Die reduzierte Mehrwertsteuer von sieben Prozent ist natürlich ein wirtschaftlicher Vorteil und ich finde, wenn Kondome oder Pornoheftchen sieben Prozent Mehrwertsteuer haben, dann kann es nicht sein, dass Essen 19 Prozent hat. Das ist ein Ungleichgewicht in der gesellschaftlichen Bewertung bestimmter Ausgaben. Aber man muss auch fairerweise sagen, dass der Konsument und auch der Gastronom viele Jahre nicht ehrlich mit sich umgegangen ist. So wurden manchmal auch Dinge zu Konditionen verkauft, die nicht fair waren und auch nicht zu dem wirtschaftlichen Erfolg geführt haben, den man eigentlich haben müsste. So haben zum Beispiel Familienbetriebe ihre eigene Arbeitsleistung nicht berechnet und vieles mehr. Und man muss auch fairerweise sagen, dass die Gäste ebenfalls lernen müssen, dass Essen – gerade auch durch die Erhöhung der Lebensmittelpreise und durch die neuen Personalkosten – auch etwas kosten muss und darf. Dementsprechend müssen Gäste lernen, dass sich die Wertschätzung für gute Qualität und für gutes Essen auch in Form der Rechnung widerspiegeln muss. Man kann ja auch nicht mit einem VW-Käfer Formel 1 fahren. Das wird nicht funktionieren.

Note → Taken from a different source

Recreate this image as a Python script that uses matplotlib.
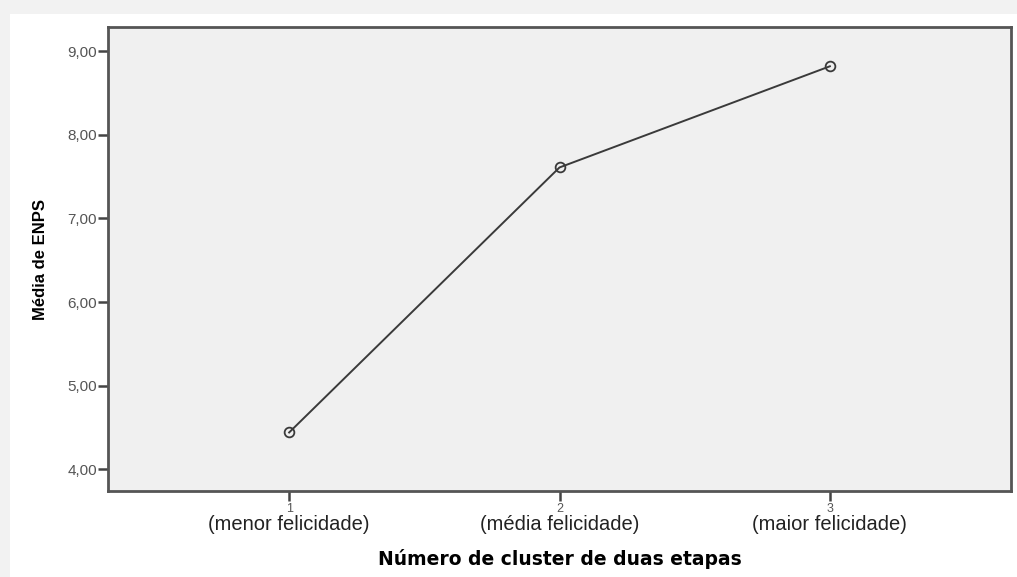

Zu guter Letzt: Sie kennen bestimmt auch unser HOGAPAGE-Magazin. Was gefällt Ihnen besonders gut daran?
Wenn man einen Gesamtüberblick über die Gastronomie und die Hotellerie in Deutschland haben möchte und wenn man wirklich auch schauen möchte, was in der Branche passiert, funktioniert und was wo stattfindet, dann kommt man an dieser Zeitschrift nicht vorbei. Das ist ein Magazin, das man einfach genauso liest, um sich immer wieder zu informieren und zu erfahren, was aktuell in der Branche geschieht und was wichtige Faktoren sind, die in Zukunft oder auch in der Gegenwart passieren. HOGAPAGE ist für mich ein Informationsmagazin, das ich einfach lesen muss, damit ich auf dem aktuellen Stand bin und bleibe.
Vielen Dank für das tolle Gespräch, Herr Lafer.